<武井順一> 武井順一作品を求めて、
2014年 06月 27日
木工の武井順一さんのスプーンたち。
先日、武井さんと鍛金の寺山さんの二人展が、
長野県佐久市望月の多津衛民藝館で開催された。
初めて訪れる多津衛民藝館は、噂に聞いてはいたけれど、
ご多分に漏れず本当に辺鄙なところにあった。
出かける際、天気予報で午後から局地的な豪雨の恐れあり、
気を付けてお出かけ下さい。と言っていた。
確かに、往路半分ほど過ぎたあたりで雷が鳴り出した。が、
車は絶縁体だから車中にいれば安心。とその時は思っていた。
しかし、次第に雨の粒が大きくなり、道路の雨量も量が増し、
だんだんに軽自動車の細いタイヤが頼りなくなりだした。
追い打ちをかけるように、ワイパーまでも頼りなくなってくる。
押し返すような雨の強さ、初めての場所。
どこまで押し進んでいいのだろう、と不安を押し返しながら進んでいたら
進みすぎていた。道を伺ったコンビニの方がとても温かくて骨身に染みた。
やっと、軌道を修正して目処がついたころ、
最後にもう一度、坂道、急カーブ、極細幅員。
すごいところに建てるものだ。
普段多津衛民藝館は、小林多津衛さんという望月出身の方の
民芸品のコレクションを展示している。
多津江さんは明治29年生まれ。

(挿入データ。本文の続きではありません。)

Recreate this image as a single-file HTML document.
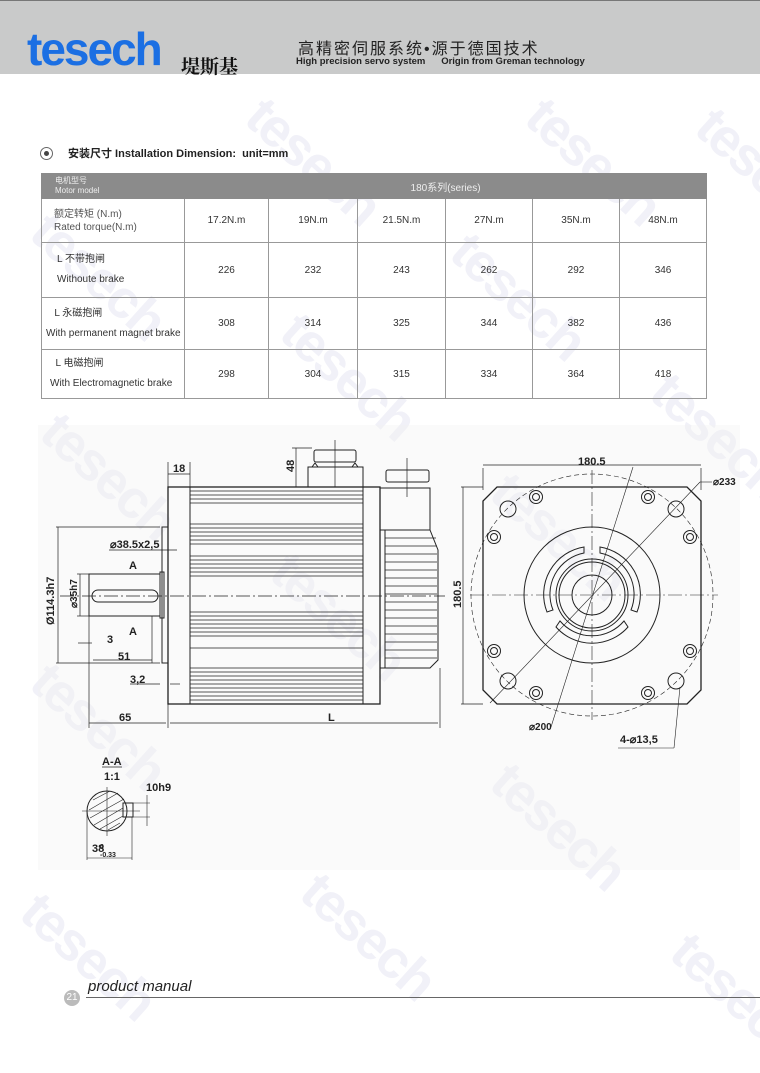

104歳で生涯を閉じた。
教師を長く務め、その間に柳宗悦さんの民芸運動に深く感化される。
今回は企画展。
寺山さんの打ち出しの銅の器、武井さんの木工作品の数々。
民藝館の古民家の醸し出す重厚感と二人の作品が良く合っていた。
お二人の作品を堪能しているうちに、来たときに抱えていた小さな疲弊は癒えていた。
車に乗り来た道を返すと180度向きの変わった景色は全く違うものだった。
そして私の感想も、「辺鄙なところ」から「選りすぐられた場所」へと変わっていた。